Linton’s Comments on Paine’s Habits

To the Editor of SCRIBNER’S MONTHLY:

SIR: The extensive circulation of SCRIBNER'S MONTHLY may, I hope, be

sufficient reason for your allowing me to correct a statement in your columns which is likely to produce a false impression.

The statement for which I complain is in the following sentence, at page 32 of the number for November, 1880, volume XXI., number I, article “Bordentown and the Bonapartes”: “His (Paine’s) favorite resort was the bar-room of the Washington House, and the visitors to that ancient hostelry are told that nothing but brandy and atheism passed his lips.” This is said to have been “during a period of several years”; and nothing in the context alters the bearing of the sentence. Of course I cannot dispute the statement of such tales being told to the Washington-House visitors: I only deny the truth of the tales.

Paine was neither brandy-drinker (implied drunkard) nor atheist. Against the atheism his own works are sufficient evidence. Throughout his writings, especially in the “Age of Reason” and his “Thoughts on a Future State”, is proof that, although not a believer in Christianity or the Bible, he was a steady theist, - what in those days was known as a deist, - as distinct from the Unitarian, who accepts the authority while denying the divinity of Christ. In his will, Paine expressly directs that his adopted sons shall be instructed in their duty to God.”

For his brandy-bibbing there is as little warrant as for the atheism. I have before me a letter of his, to a friend intending to visit him (it is dated some years later than the bar-room period, but there is no record of any variation in his habits), in which he says:

“When you come you must take such fare as you meet with, for I live upon tea, milk, fruit, pies, plain dumplings, and a piece of meat when I get it; but I live with that retirement and quiet that suits me.”

In truth, these aspersions of atheism and brandy, like the insolent appellation “Tom Paine” (to which even your contributor stoops, though he does not write Joe Hopkinson nor Jack Adams), deliberately intended to cloak him with an atmosphere of vulgarity, are but proofs of the reckless blackguardism of polemical writers of Paine’s time. It is not at the present more courteous day, at least not in America, that the author of “Common Sense” should be so treated.

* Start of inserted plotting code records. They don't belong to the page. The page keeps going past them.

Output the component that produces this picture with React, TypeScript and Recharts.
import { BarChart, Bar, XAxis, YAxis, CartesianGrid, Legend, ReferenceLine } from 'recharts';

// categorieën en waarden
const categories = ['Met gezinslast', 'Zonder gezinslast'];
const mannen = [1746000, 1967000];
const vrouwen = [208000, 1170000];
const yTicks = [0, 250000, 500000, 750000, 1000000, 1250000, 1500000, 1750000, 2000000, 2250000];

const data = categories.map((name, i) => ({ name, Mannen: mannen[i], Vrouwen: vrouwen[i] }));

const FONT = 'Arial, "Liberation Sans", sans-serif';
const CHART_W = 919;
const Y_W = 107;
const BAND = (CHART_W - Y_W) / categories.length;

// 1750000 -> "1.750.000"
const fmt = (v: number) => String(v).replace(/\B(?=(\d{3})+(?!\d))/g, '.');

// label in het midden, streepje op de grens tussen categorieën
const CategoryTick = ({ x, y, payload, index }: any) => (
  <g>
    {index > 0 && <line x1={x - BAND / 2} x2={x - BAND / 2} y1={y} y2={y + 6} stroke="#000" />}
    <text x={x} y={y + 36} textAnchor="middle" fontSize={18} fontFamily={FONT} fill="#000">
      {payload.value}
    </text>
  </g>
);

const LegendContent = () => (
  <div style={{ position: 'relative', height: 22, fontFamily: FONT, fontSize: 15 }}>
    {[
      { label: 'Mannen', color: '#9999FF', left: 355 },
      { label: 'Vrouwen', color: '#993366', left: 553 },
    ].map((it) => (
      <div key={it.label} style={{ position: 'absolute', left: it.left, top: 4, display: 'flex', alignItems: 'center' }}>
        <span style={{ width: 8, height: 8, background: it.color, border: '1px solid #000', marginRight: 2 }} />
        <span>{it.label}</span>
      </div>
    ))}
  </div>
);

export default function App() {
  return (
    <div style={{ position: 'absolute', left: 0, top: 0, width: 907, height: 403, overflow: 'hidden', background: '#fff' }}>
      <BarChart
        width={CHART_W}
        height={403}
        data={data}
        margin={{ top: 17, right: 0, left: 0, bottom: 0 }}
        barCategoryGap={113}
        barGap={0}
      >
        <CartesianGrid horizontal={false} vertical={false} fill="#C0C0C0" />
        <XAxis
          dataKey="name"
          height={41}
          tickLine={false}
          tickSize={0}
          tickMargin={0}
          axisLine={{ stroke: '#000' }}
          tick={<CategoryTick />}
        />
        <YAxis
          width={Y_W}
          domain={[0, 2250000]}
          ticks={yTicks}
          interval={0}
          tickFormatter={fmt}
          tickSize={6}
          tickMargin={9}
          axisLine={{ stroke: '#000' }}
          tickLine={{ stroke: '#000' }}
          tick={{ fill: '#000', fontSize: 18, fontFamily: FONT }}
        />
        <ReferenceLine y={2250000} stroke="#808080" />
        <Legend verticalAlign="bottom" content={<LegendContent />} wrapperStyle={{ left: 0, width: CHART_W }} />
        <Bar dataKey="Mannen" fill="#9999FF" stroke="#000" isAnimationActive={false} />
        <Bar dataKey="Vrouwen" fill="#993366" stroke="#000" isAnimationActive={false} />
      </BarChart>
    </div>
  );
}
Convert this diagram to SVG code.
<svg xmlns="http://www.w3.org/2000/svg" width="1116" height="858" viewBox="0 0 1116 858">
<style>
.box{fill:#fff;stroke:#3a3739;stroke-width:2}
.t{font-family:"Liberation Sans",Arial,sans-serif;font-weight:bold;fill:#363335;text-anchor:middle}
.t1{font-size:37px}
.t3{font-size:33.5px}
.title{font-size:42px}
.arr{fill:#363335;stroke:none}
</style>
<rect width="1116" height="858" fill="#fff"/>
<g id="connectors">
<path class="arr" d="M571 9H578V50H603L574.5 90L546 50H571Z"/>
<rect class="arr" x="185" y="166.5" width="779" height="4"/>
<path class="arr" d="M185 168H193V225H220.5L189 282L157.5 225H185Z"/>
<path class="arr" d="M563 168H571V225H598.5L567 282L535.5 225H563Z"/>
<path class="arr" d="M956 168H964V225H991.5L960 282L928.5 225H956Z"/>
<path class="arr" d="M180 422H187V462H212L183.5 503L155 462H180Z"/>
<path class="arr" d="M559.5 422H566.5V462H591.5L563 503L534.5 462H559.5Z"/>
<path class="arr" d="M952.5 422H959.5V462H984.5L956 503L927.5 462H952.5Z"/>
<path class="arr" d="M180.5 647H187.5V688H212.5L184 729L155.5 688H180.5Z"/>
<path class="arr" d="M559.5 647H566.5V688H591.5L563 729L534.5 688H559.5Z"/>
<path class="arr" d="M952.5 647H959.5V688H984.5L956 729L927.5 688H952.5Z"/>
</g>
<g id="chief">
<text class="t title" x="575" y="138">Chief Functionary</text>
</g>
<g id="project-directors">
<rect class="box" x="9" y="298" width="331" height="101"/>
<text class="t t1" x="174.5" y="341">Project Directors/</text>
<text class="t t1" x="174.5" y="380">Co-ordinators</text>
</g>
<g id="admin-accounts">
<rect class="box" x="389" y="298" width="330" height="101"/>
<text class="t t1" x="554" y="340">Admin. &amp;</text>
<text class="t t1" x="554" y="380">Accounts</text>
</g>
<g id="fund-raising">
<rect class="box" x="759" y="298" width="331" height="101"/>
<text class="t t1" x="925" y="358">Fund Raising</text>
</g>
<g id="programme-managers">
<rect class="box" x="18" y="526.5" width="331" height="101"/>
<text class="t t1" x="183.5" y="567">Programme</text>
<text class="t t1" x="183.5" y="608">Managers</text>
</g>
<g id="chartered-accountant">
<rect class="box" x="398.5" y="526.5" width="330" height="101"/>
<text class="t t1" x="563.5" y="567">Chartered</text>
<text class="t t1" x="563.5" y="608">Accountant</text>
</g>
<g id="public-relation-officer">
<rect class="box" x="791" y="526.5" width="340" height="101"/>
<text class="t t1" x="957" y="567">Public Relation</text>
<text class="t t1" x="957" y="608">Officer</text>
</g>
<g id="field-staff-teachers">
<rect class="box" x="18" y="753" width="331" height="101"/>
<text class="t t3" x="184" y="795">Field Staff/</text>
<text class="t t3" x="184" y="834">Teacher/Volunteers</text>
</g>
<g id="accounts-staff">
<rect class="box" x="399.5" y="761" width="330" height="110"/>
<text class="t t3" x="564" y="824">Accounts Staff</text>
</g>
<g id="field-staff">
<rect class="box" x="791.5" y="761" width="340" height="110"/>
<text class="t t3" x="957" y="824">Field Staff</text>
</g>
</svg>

Forty years ago I was employed to write Paine’s “Life”. Knowing nothing of the man, I was careful to examine everything I could find for or against him. I was also in communication with men who had known him personally. I found him to be that typical Englishman, honest, courageous, and constant, a lover of justice, a man of the real Old and New England stamp, religious according to his light, it may be pugnacious in attacking what to him seemed error, but at least more tolerant than his opponents, benevolent, and generous. Born of the lower classes, with only a grammar-school education, he must have made something of himself, must have also acquired some decency of behavior, to become the friend of Franklin, Jefferson, and Lafayette, and for a time the companion of Lord Edward Fitzgerald, living in the same house with him in Paris. Of him, Lord Edward writes, October 30, 1792, no such great while after the accustomed visits to the Bordentown bar:

“I lodge with my friend Paine. We breakfast, dine, and sup together. The more I see of his interior, the more I like and respect him. I cannot express how kind he is to me. There is a simplicity of manners, a goodness of heart, and a strength of mind in him that I never knew a man before possess.”

So also Colonel Burr, who knew him after his return to America; and who replied to an inquirer as to Paine’s habits (it was the inquirer himself who informed me), “Sir, he dined at my table”; adding: “I always considered Mr. Paine a gentleman, a pleasant companion, and a good-natured and intelligent man; decidedly temperate, with a proper regard to his personal appearance, whenever I saw him.”

Yes; this man, still pointed out to abhorrence as a coarse, brawling, brandy-tippling reviler of religion, was indeed a gentleman, a high-souled man of genius and philanthropic purpose, a man of remarkable probity and disinterestedness, a notably good man; and known now in the mud flung at him by calumniators, and heaped again by those who care not to learn the truth concerning him.